Member of the Kansas Senate from the 38th district
- In office 1985–1988
- Preceded by: Charles Angell
- Succeeded by: Janice McClure

Member of the Kansas House of Representatives from the 125th district
- In office 1975 – January 14, 1985
- Preceded by: Wilfred Bush
- Succeeded by: Carl Holmes

Personal details
- Born: 1938 or 1939 Wisconsin
- Party: Republican
- Alma mater: Wichita State University (B.A.); Washburn University School of Law (J.D.)

= Robert G. Frey =

American politician

Robert G. Frey (born 1938 or 1939) is an American former politician who served in the Kansas State Senate and Kansas House of Representatives as a Republican from 1975 to 1988.

Frey was born in Wisconsin, and moved to Kansas after being discharged from the U.S. Air Force in Wichita in 1962. He attended Wichita State University. He graduated from Washburn University School of Law in 1970, after which he moved to Liberal, Kansas, where he became county attorney and founded a law practice.
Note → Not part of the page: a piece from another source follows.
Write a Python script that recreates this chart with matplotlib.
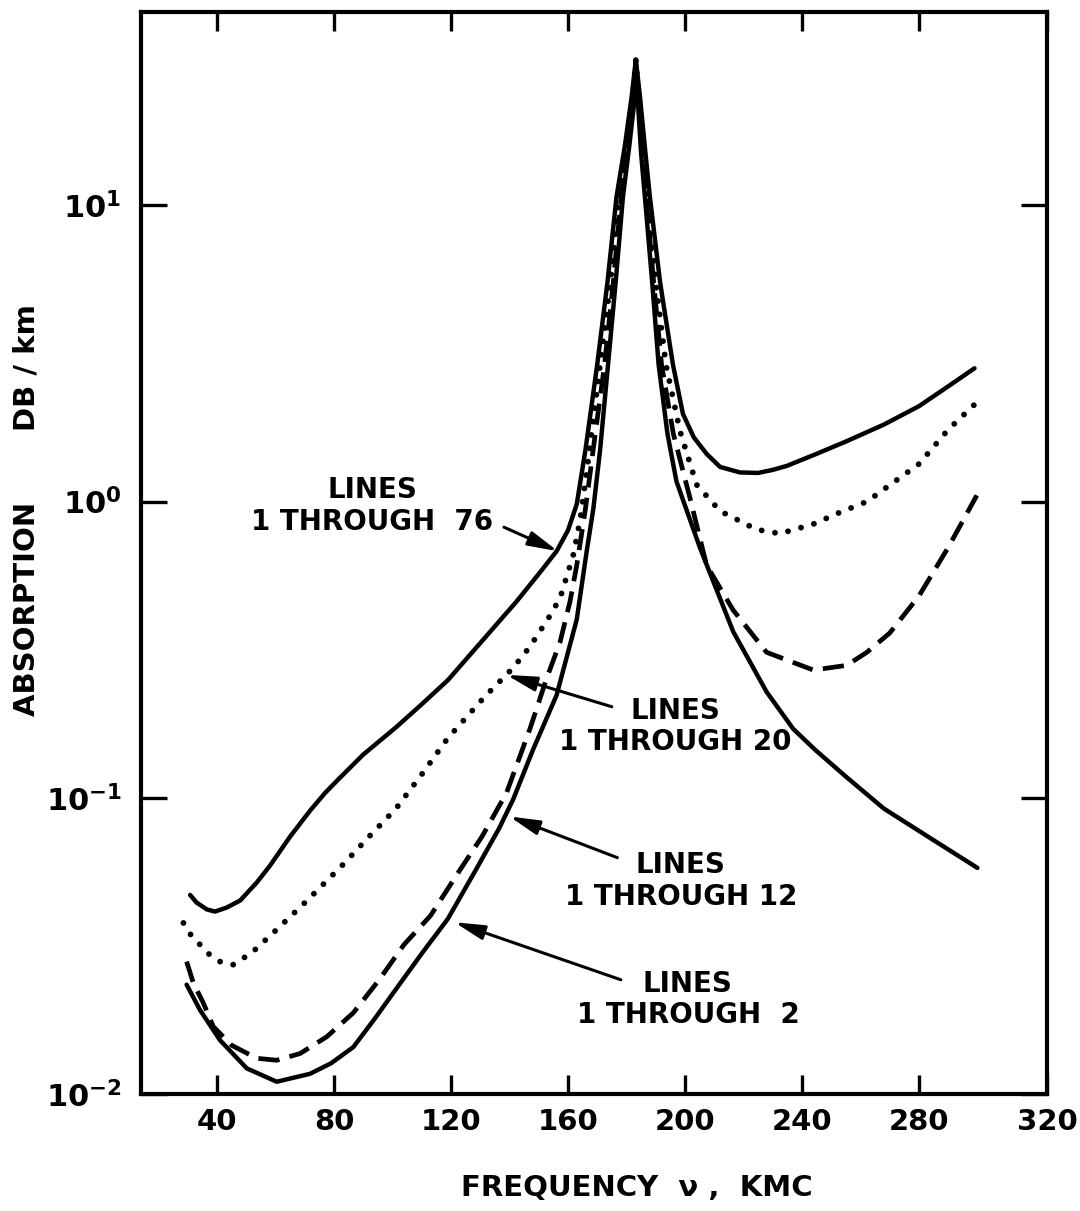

In 1974, Frey successfully ran for an open seat in the Kansas House. He spent the next ten years in the House, eventually rising to the post of Majority Leader and chairing the Judiciary Committee. Frey identified as a moderate Republican during his time in the legislature. In 1984, he successfully ran for the Kansas Senate, but served only one term before unexpectedly losing his 1988 re-election campaign to Democrat Janice McClure.

After he left the Senate, Frey worked as a lobbyist for the Kansas Trial Lawyers Association. In 1995, he was appointed to the State Board of Tax Appeals by Governor Bill Graves.